The program allows citizens of authorized countries — those whose refusal rate for nonimmigrant visas is below 3 percent — to travel to the United States for as long as 90 days without obtaining a visa. In 2007, Congress gave DHS the authority to accept countries into the program whose rejection rate was more than 3 percent, but less than 10 percent.

Many lawmakers consider the exit system to be a critical part of ensuring that the Visa Waiver Program is secure. Some members of Congress opposed the program’s expansion last month to include seven additional countries.

In a statement, Sen. Dianne Feinstein (D-Calif.) called the Visa Waiver Program the country’s Achilles’ heel and said she planned to introduce legislation in the next congressional session aimed at strengthening the program’s security.

“We have worked to mitigate the risks of the Visa Waiver Program for years,” she wrote in an October letter to DHS Secretary Michael Chertoff co-signed by Sen.

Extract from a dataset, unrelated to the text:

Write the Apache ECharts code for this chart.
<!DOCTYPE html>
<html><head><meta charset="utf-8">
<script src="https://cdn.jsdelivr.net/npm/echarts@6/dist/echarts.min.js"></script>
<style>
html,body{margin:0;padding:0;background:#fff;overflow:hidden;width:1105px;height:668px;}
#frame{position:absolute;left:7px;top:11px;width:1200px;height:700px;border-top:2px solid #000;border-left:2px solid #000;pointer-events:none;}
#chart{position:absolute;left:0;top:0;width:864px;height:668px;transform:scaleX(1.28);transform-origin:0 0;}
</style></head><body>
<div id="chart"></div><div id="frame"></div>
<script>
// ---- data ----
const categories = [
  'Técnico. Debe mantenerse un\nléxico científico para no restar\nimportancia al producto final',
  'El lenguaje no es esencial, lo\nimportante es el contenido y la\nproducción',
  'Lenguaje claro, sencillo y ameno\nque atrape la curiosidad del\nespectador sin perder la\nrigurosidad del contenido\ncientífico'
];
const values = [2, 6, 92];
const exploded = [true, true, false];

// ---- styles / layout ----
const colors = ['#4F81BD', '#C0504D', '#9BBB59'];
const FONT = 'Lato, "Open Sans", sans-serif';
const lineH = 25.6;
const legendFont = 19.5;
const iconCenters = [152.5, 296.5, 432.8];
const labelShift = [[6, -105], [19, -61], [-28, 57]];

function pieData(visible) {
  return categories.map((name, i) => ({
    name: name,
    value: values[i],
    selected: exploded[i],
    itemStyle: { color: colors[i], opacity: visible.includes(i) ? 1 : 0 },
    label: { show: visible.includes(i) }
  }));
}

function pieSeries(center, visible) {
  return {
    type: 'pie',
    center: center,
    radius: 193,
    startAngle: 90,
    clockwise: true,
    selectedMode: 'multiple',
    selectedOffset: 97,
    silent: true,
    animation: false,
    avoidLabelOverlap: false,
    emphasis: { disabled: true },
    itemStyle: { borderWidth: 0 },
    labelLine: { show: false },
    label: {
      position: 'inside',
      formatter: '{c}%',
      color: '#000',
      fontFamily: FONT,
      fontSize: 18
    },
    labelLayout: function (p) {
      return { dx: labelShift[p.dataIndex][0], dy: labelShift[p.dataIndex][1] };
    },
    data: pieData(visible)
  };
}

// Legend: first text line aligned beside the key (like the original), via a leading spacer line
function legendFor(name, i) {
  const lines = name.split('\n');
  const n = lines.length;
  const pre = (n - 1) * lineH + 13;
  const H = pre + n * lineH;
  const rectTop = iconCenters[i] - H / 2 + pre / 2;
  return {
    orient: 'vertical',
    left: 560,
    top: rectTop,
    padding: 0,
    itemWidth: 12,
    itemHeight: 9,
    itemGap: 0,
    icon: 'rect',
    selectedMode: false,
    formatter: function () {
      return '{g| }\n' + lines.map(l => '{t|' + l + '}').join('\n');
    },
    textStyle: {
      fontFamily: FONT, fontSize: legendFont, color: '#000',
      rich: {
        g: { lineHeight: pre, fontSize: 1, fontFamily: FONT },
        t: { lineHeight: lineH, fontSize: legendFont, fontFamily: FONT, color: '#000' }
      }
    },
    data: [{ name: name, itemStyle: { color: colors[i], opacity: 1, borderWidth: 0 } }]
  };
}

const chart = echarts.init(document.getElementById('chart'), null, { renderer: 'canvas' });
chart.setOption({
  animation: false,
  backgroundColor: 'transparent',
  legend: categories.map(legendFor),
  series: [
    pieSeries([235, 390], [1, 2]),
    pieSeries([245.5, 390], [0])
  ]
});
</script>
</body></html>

Jon Kyl (R-Ariz.). “A critical component to protecting our nation and its people is a fully operational biometric exit system at our ports of entry.”

However, Sales said there is policy disagreement over whether taking somebody’s fingerprints adds a sufficient degree of reliability to justify the additional costs.

Despite the delays, Mocny said, he remains optimistic that an exit system will be deployed at airports. He said he is hopeful the tests will take place in the spring and conclude in time to influence funding for fiscal 2010.

“What [the exit system] will do is strengthen the immigration portion,” he said. “It will allow us to now give good, ha d statistics to Congress about how many people have overstayed their visas. It will give obviously Immigration and Customs Enforcement harder data to go and find these people.”

The steps that come after deployment of the exit system at airports are not going to be any easier. Mocny’s office is finishing a report for policy-makers that will outline the challenges associated with expanding the system to the country’s northern and southern land borders.